Jackie Raphael, elle, se contente de souligner que l’obsession médiatique autour d’une grossesse hypothétique de Jennifer Aniston est inexistante pour une star masculine comme Leonardo DiCaprio. Reste une question: quelle star fera la une en 2017? Pour Elaine Lui, ce sera «forcément Kim Kardashian, qui a disparu après ce qui lui est arrivé à Paris. Elle va revenir plus célèbre que jamais.» De fait, la star de télé-réalité a reparu récemment sur Instagram et des extraits de la future saison de «L’incroyable Famille Kardashian» circulent déjà sur le web…

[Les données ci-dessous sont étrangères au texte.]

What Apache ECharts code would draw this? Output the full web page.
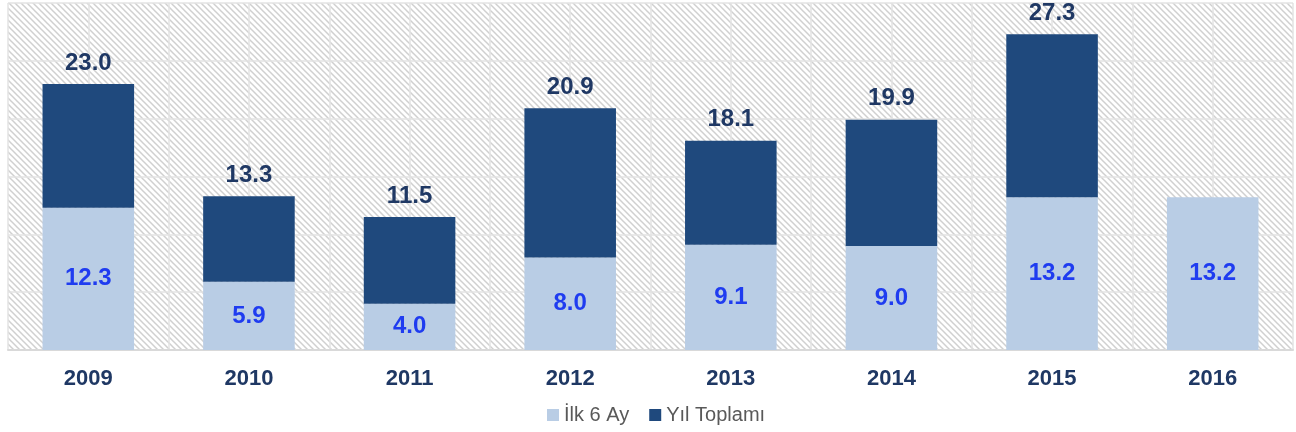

Des stars dans la tourmente

Meghan Markle

En novembre 2016, un communiqué diffusé par le palais de Kensington dénonce «la vague d’insultes et de harcèlement» à laquelle a été confrontée la compagne du prince Harry, Meghan Markle, notamment «les attaques en une d’un journal national, les sous-entendus raciaux dans les articles d’opinion, ainsi que le sexisme et le racisme éhontés affichés par les trolls des médias sociaux et les commentaires en ligne.» L’actrice américaine est née d’un père d’origine irlando-hollandaise et d’une mère afro-américaine.

Amy Schumer

Une photo publiée par @amyschumer le

Dans son livre «The Girl With the Lower Back Tattoo», l’actrice américaine se plaint du slut shaming véhiculé par les questions des médias européens et australiens lors de sa tournée pour «Crazy Amy», qui lui a donné envie de «se doucher jusqu’à la fin de [ses] jours». La récente annonce de son casting dans le rôle de la poupée Barbie réactive le body shaming dont elle dit être régulièrement la cible.

Taylor Swift

Enclenchée en 2009, la guéguerre entre la chanteuse et le rappeur Kanye West est rallumée début 2016 par ce dernier via les paroles de sa chanson Famous: «I made that bitch famous» (c’est grâce à moi que cette salope est célèbre). Des mois durant, les deux camps se renvoient accusations de mensonges et de manipulation sur les réseaux sociaux. L’épouse de Kanye, Kim Kardashian, s’en mêle avec une interview au magazine «GQ» avant de diffuser un enregistrement à charge contre Swift sur Snapchat. Médias et fans s’en donnent à cœur joie. La petite chérie de l’Amérique se voit également accusée d’avoir trop bien mis en scène sa romance estivale avec l’acteur Tom Hiddleston. Twitter se gausse avec le hashtag #hiddleswift.

Jennifer Aniston

Dans une tribune diffusée par le «Huffington Post», largement reprise par la presse internationale, l’actrice dénonce le harcèlement dont elle fait l’objet depuis des années suite à des articles spéculant sur son poids et une hypothétique grossesse. «Que les choses soient claires: je ne suis PAS enceinte. Et j’en ai ASSEZ. Assez d’être épiée et d’être la cible de body shaming sous couvert de journalisme et de rubrique people», écrit-elle. Même si, soulignent certains commentateurs, Aniston est une productrice influente dans l’industrie hollywoodienne du paraître.

Amber Heard

En ouvrant une procédure de divorce contre Johnny Depp et en diffusant les images des blessures qu’il lui aurait infligées, l’actrice ouvre la voie à un déluge de commentaires haineux et une vague de soutien people en faveur de l’acteur (l’ex-Vanessa Paradis et leur fille Lily Rose, le réalisateur Terry Gilliam, l’acteur Paul Bettany…) Accusée d’être une croqueuse de diamants et une menteuse, Amber Heard ne calme que vaguement la vindicte populaire en promettant de reverser les 7 millions de dollars du divorce à des associations caritatives.